The idea of linking salaries to teachers’ performance has gained favor with the federal government as well. This July, President Barack Obama and United States Education Secretary Arne Duncan unveiled a new “Race to the Top” competition, which would provide more than $4 billion in grants to states whose school systems the rest of the country. However, only states that allow school systems to use test scores to evaluate teachers and principals—and use these evaluations to calculate pay—are eligible for a grant.
In spite of this federal support, few teachers think that merit pay would lead to improvements in the classroom. According to the same Public Agenda survey, 67 percent of teachers felt that tying teacher rewards to student performance would not improve teacher effectiveness.
A New Contract – a New Start?
The renewal of the UFT contract provides the city with an opportunity to address these issues. Whatever changes will be made, and what the final contract will look like, are still subject to debate.
“What I would ask is that the union really focus its efforts on increasing quality instruction and especially ensuring that young teachers get a lot of support,” Polazzo said. “At this point I would just advocate a union that fights more for those individuals who are more powerless.”

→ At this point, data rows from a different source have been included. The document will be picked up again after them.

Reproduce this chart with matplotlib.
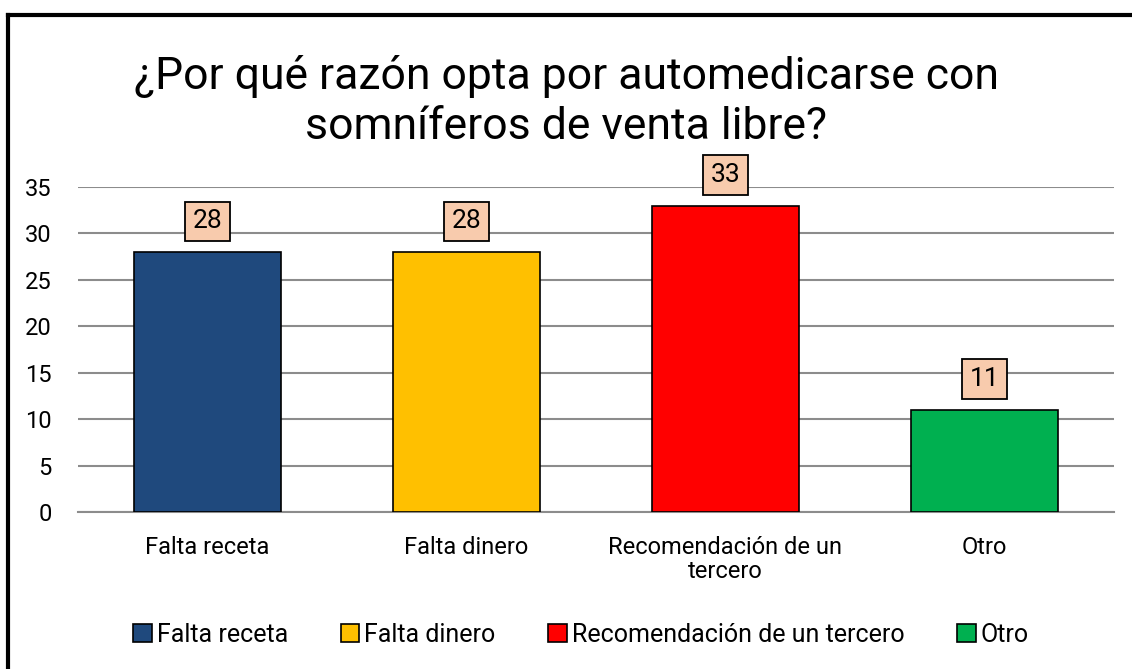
import matplotlib
matplotlib.use('Agg')
import matplotlib.pyplot as plt
from matplotlib.patches import Rectangle

plt.rcParams['font.family'] = ['Roboto', 'DejaVu Sans']

# Datos
categorias = ['Falta receta', 'Falta dinero', 'Recomendación de un tercero', 'Otro']
etiquetas_eje = ['Falta receta', 'Falta dinero', 'Recomendación de un\ntercero', 'Otro']
valores = [28, 28, 33, 11]
colores = ['#1F497D', '#FFC000', '#FF0000', '#00B050']

fig = plt.figure(figsize=(11.32, 6.69), dpi=100)
ax = fig.add_axes([78 / 1132, 1 - 512 / 669, (1114 - 78) / 1132, (512 - 187) / 669])

ax.bar(range(len(valores)), valores, width=0.571, color=colores,
       edgecolor='black', linewidth=1.2, zorder=3)

ax.set_xlim(-0.5, 3.5)
ax.set_ylim(0, 35)
ax.set_yticks(range(0, 36, 5))
ax.yaxis.grid(True, color='#8C8C8C', linewidth=1.5, zorder=0)
ax.tick_params(axis='y', length=0, labelsize=17, pad=19)
ax.tick_params(axis='x', length=0, labelsize=17, pad=17)
ax.set_xticks(range(len(valores)))
ax.set_xticklabels(etiquetas_eje, linespacing=1.1)
for s in ['top', 'right', 'left']:
    ax.spines[s].set_visible(False)
ax.spines['bottom'].set_color('#8C8C8C')
ax.spines['bottom'].set_linewidth(1.5)

# Etiquetas de valor con caja
for i, v in enumerate(valores):
    ax.annotate(str(v), (i, v), xytext=(0, 22), textcoords='offset points',
                ha='center', va='center', fontsize=19, zorder=4,
                bbox=dict(boxstyle='square,pad=0.3', facecolor='#F8CBAD',
                          edgecolor='black', linewidth=1.3))

# Título
fig.text(0.5, 0.848, '¿Por qué razón opta por automedicarse con\nsomníferos de venta libre?',
         ha='center', va='center', fontsize=32, linespacing=1.25)

# Leyenda
handles = [Rectangle((0, 0), 1, 1, facecolor=c, edgecolor='black', linewidth=1.2)
           for c in colores]
fig.legend(handles, categorias, loc='center', bbox_to_anchor=(581 / 1132, 1 - 635 / 669),
           ncol=4, frameon=False, fontsize=18, handlelength=0.75, handleheight=0.75,
           handletextpad=0.2, columnspacing=2.1)

# Borde
fig.add_artist(plt.Line2D([8 / 1132, 8 / 1132], [0, 1 - 15 / 669], color='black',
                          linewidth=3, transform=fig.transFigure))
fig.add_artist(plt.Line2D([8 / 1132, 1], [1 - 15 / 669, 1 - 15 / 669], color='black',
                          linewidth=3, transform=fig.transFigure))

fig.savefig('out.png', dpi=100)
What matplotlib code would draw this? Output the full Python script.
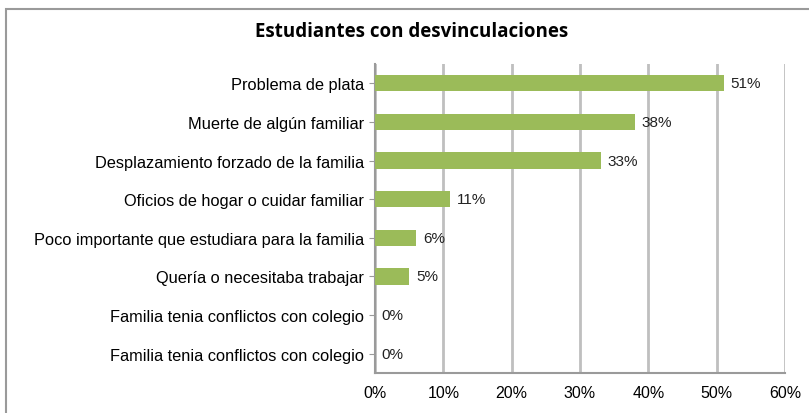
import numpy as np
import matplotlib.pyplot as plt
from matplotlib.patches import Rectangle

# data
categories = [
    'Problema de plata',
    'Muerte de algún familiar',
    'Desplazamiento forzado de la familia',
    'Oficios de hogar o cuidar familiar',
    'Poco importante que estudiara para la familia',
    'Quería o necesitaba trabajar',
    'Familia tenia conflictos con colegio',
    'Familia tenia conflictos con colegio',
]
values = [51, 38, 33, 11, 6, 5, 0, 0]
xticks = [0, 10, 20, 30, 40, 50, 60]

plt.rcParams['font.family'] = ['Liberation Sans', 'DejaVu Sans']

fig = plt.figure(figsize=(8.09, 4.14), dpi=100)

# outer chart frame
fig.patches.append(Rectangle((6 / 809, -0.05), 1.0, 1.05 - 10 / 414, transform=fig.transFigure,
                             fill=False, edgecolor='#9a9a9a', linewidth=1.5))

ax = fig.add_axes([375 / 809, 1 - 374 / 414, 410 / 809, 309 / 414])

y = np.arange(len(categories))
ax.barh(y, values, height=0.42, color='#9BBB59', zorder=3)
for yi, v in zip(y, values):
    ax.text(v + 1.0, yi, f'{v}%', va='center', ha='left', fontsize=11, color='#222222')

ax.set_xlim(0, 60)
ax.set_ylim(len(categories) - 0.5, -0.5)
ax.set_yticks(y)
ax.set_yticklabels(categories, fontsize=11.8)
ax.set_xticks(xticks)
ax.set_xticklabels([f'{t}%' for t in xticks], fontsize=11.5)
ax.tick_params(axis='x', length=0, pad=9)
ax.tick_params(axis='y', length=4, color='#9a9a9a', pad=4)

ax.grid(axis='x', color='#bfbfbf', linewidth=2, zorder=0)
for s in ['top', 'right']:
    ax.spines[s].set_visible(False)
ax.spines['left'].set_color('#9a9a9a')
ax.spines['left'].set_linewidth(1.5)
ax.spines['bottom'].set_color('#9a9a9a')
ax.spines['bottom'].set_linewidth(1.5)

fig.text(412 / 809, 1 - 32 / 414, 'Estudiantes con desvinculaciones', ha='center', va='center',
         fontsize=13.5, fontweight='bold', family=['Open Sans', 'DejaVu Sans'])

fig.savefig('out.png', dpi=100)
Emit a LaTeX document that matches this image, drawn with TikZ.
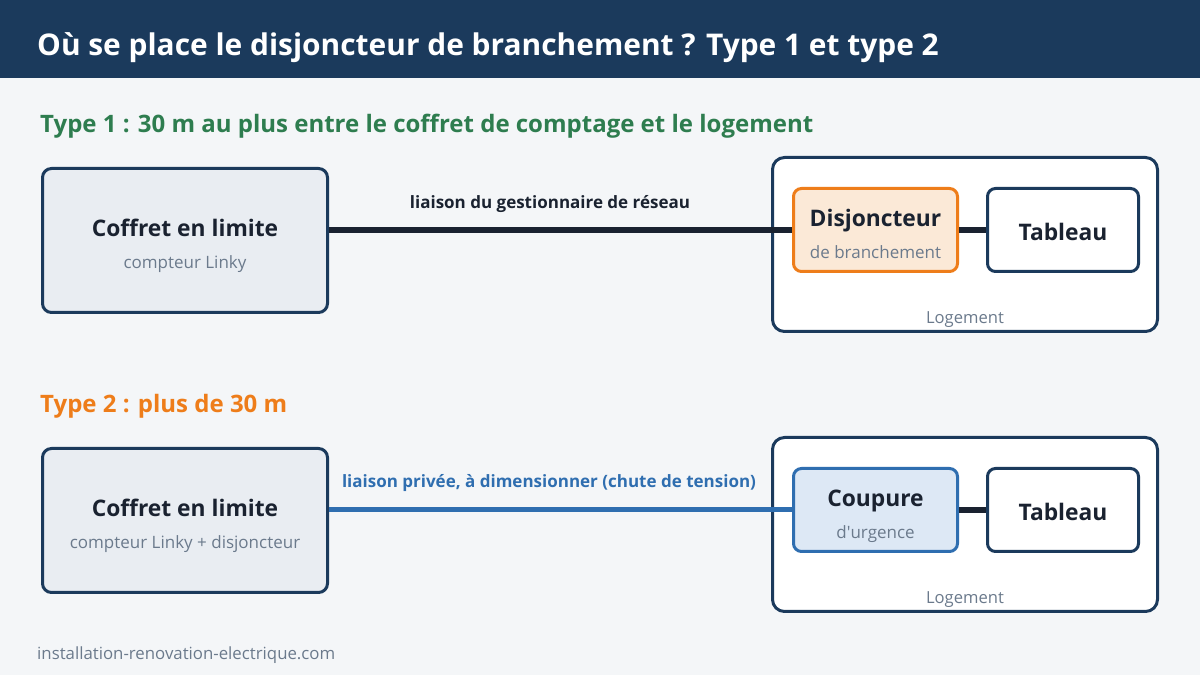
\documentclass[tikz,border=0pt]{standalone}
\usepackage{fontspec}
\setmainfont{Open Sans}
\usetikzlibrary{positioning}
\definecolor{navy}{HTML}{1B3A5C}
\definecolor{pagebg}{HTML}{F4F6F8}
\definecolor{boxfill}{HTML}{E9EDF2}
\definecolor{ink}{HTML}{1A2230}
\definecolor{subgrey}{HTML}{6B7A8C}
\definecolor{typegreen}{HTML}{2E7D4F}
\definecolor{typeorange}{HTML}{EE7D1A}
\definecolor{disjfill}{HTML}{FBE9D7}
\definecolor{linkblue}{HTML}{2F6EB0}
\definecolor{coupfill}{HTML}{DDE8F5}
\tikzset{
  x=1pt,y=1pt,
  coffret/.style={draw=navy,line width=3pt,rounded corners=9pt,fill=boxfill,
    minimum width=285pt,minimum height=144pt},
  logement/.style={draw=navy,line width=3pt,rounded corners=12pt,fill=white,
    minimum width=385pt,minimum height=174pt},
  organe/.style={line width=3pt,rounded corners=8pt,minimum width=164pt,
    minimum height=83pt},
  disjbox/.style={organe,draw=typeorange,fill=disjfill},
  coupbox/.style={organe,draw=linkblue,fill=coupfill},
  tabbox/.style={organe,draw=navy,fill=white,minimum width=151pt},
  boxtitle/.style={anchor=base,inner sep=0pt,text=ink,
    font=\bfseries\fontsize{22.8}{27}\selectfont},
  boxsub/.style={anchor=base,inner sep=0pt,text=subgrey,
    font=\fontsize{17}{20}\selectfont},
  heading/.style={anchor=base west,inner sep=0pt,
    font=\bfseries\fontsize{24}{28}\selectfont},
  linklbl/.style={anchor=base,inner sep=0pt,font=\bfseries\fontsize{17}{20}\selectfont},
  lognote/.style={anchor=base,inner sep=0pt,text=subgrey,font=\fontsize{16.6}{19}\selectfont},
  reseau/.style={line width=6pt,ink},
  privee/.style={line width=5pt,linkblue},
}

\begin{document}
\begin{tikzpicture}
  \fill[pagebg] (0,0) rectangle (1200,675);
  \fill[navy] (0,597) rectangle (1200,675);
  \useasboundingbox (0,0) rectangle (1200,675);
  \node[anchor=base west,inner sep=0pt,text=white,font=\bfseries\fontsize{29.9}{35}\selectfont]
    (titre) at (37,619) {Où se place le disjoncteur de branchement ? Type 1 et type 2};

  \node[heading,text=typegreen] (type1) at (40,542)
    {Type 1 : 30 m au plus entre le coffret de comptage et le logement};
  \node[coffret] (cof1) at (185,434.5) {};
  \node[boxtitle] (cof1t) at (185,438) {Coffret en limite};
  \node[boxsub] (cof1s) at (185,406) {compteur Linky};
  \node[logement] (log1) at (965,430.5) {};
  \node[lognote] (log1l) at (965,351) {Logement};
  \node[disjbox] (disj) at (875.5,445) {};
  \node[boxtitle] (disjt) at (875.5,448) {Disjoncteur};
  \node[boxsub] (disjs) at (875.5,416) {de branchement};
  \node[tabbox,right=27pt of disj] (tab1) {};
  \node[boxtitle] (tab1t) at ([yshift=-11pt]tab1.center) {Tableau};
  \draw[reseau] (disj.west -| cof1.east) -- (disj.west);
  \draw[reseau] (disj.east) -- (tab1.west);
  \node[linklbl,text=ink] (lien1) at (550,466) {liaison du gestionnaire de réseau};

  \node[heading,text=typeorange] (type2) at (40,262) {Type 2 : plus de 30 m};
  \node[coffret] (cof2) at (185,154.5) {};
  \node[boxtitle] (cof2t) at (185,158) {Coffret en limite};
  \node[boxsub] (cof2s) at (185,126) {compteur Linky + disjoncteur};
  \node[logement] (log2) at (965,150.5) {};
  \node[lognote] (log2l) at (965,71) {Logement};
  \node[coupbox] (coup) at (875.5,165) {};
  \node[boxtitle] (coupt) at (875.5,168) {Coupure};
  \node[boxsub] (coups) at (875.5,136) {d\textquotesingle urgence};
  \node[tabbox,right=27pt of coup] (tab2) {};
  \node[boxtitle] (tab2t) at ([yshift=-11pt]tab2.center) {Tableau};
  \draw[privee] (coup.west -| cof2.east) -- (coup.west);
  \draw[reseau] (coup.east) -- (tab2.west);
  \node[linklbl,text=linkblue] (lien2) at (549,187)
    {liaison privée, à dimensionner (chute de tension)};

  \node[anchor=base west,inner sep=0pt,text=subgrey,font=\fontsize{16.8}{20}\selectfont]
    (site) at (37,16) {installation-renovation-electrique.com};
\end{tikzpicture}
\end{document}
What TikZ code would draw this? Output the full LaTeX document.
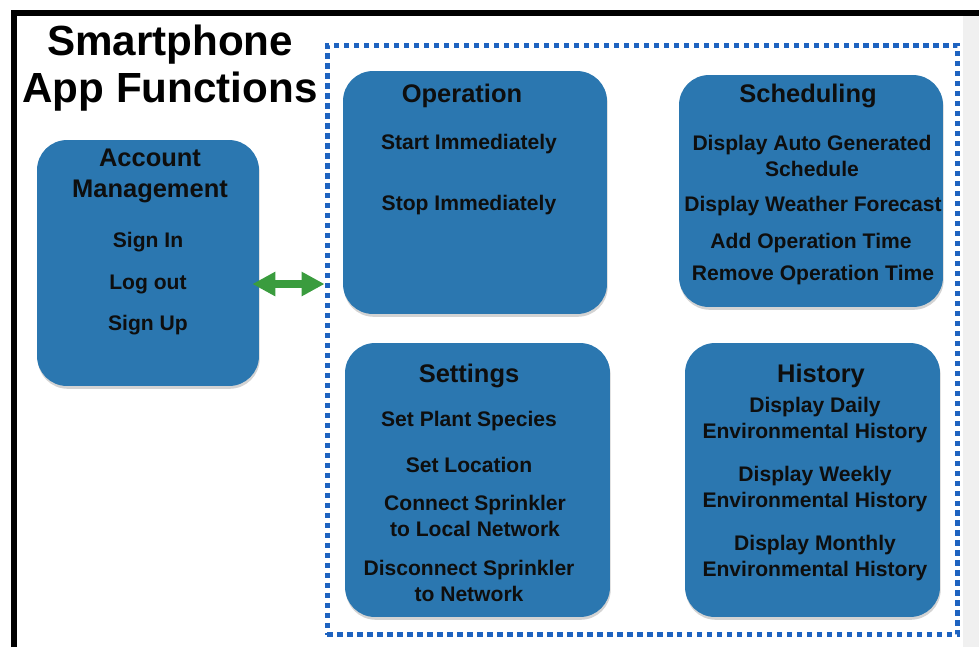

And although union members defend many aspects of the current contract, they too are open to reform.
“No entity, including the teachers’ union, is perfect,” former UFT president Randi Weingarten said in an advertisement placed in the New York Times. “But I would challenge anyone who thinks that teachers’ unions exist to block reform and defend the status quo to rethink that assumption.”
Stuyvesant’s UFT Chapter Chairperson Megan Breslin declined to comment for this article.